Un año termina y otro que empieza. Y nosotros, todos, que nos paramos a pensar para hacer balance de lo bueno y de lo malo del año que se nos ha ido, y deseando (y deseándonos) un nuevo año lleno de dichas.
Pues bien, aquí me encuentro yo, frente al ordenador, intentando analizar el ya pasado 2014. Y este año, como los que le han precedido y los que le sucederán, ha tenido sus momentos buenos y menos buenos, sus instantes buenísimos y otros no tanto. Digo buenos y no buenos porque si bien los primeros te hacen disfrutar, los segundos son los que más te hacen aprender.
Y de este año que comienza no puedo esperar otra cosa que acertar y equivocarme; reír y llorar; ser feliz y sufrir. Y es que hay que ser realistas: no puedo esperar no errar, no llorar y no padecer. La vida es así, es inevitable, no lo podemos cambiar. Eso sí, estaré preparado cuando esto ocurra. Para no consentir que mis errores, mis lamentos y mi dolor tomen el control de mi vida. No. Los voltearé.

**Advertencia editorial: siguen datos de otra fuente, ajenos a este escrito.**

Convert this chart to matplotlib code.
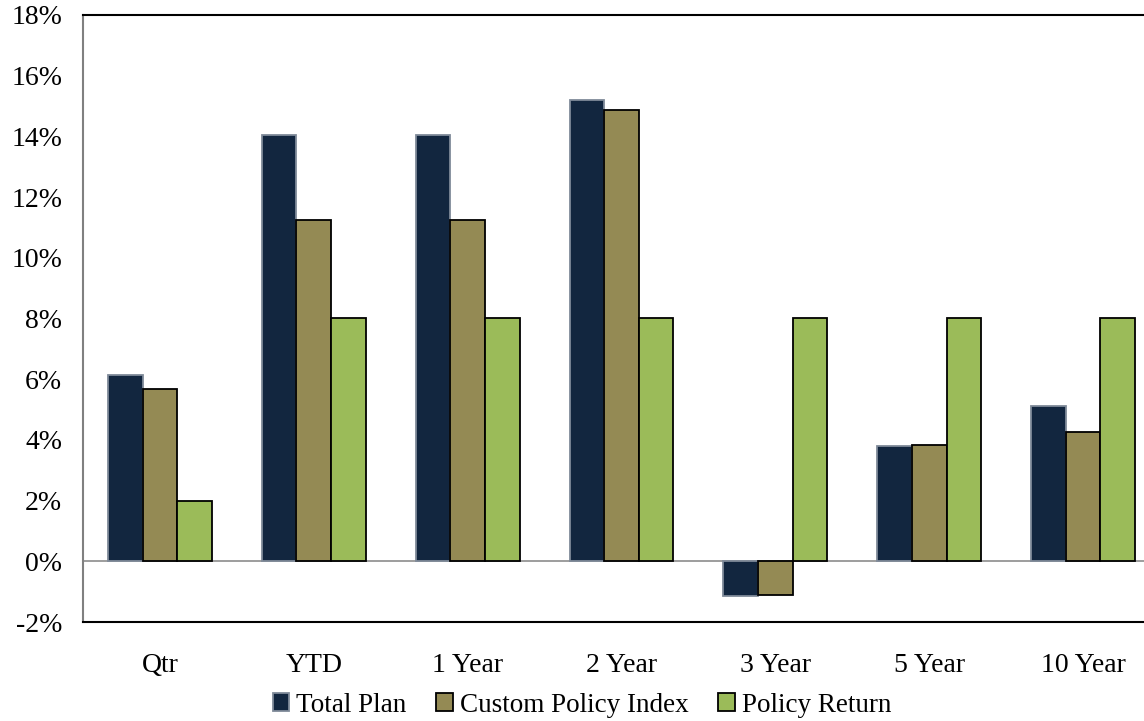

Eso es lo que me pido* para el 2015. Seguir tratando de ver de las cosas su lado bueno. Buscarlo hasta dar con él y agarrarme aunque sea un clavo ardiendo. Y es que lo fácil es dejarse llevar por los qué dura es la vida, qué mala suerte tengo o qué he hecho yo para merecer esto. Lo difícil es aprovechar esos momentos complicados para obtener una enseñanza, lección o aprendizaje. Pero se puede.
Sé que decirlo es fácil, que lo arduo es hacerlo. Pero no es imposible. Es una cuestión de actitud, y una actitud se entrena, se trabaja y se educa. ¡Valor!
* Sí. No se lo pido al año nuevo porque él no va a hacer nada por mí. Soy yo el que tiene que luchar por hacer esos deseos realidad. Tener buenos deseos está bien, esa actitud no hace daño a nadie, pero si no se trabaja para conseguirlos, tampoco hará ningún bien.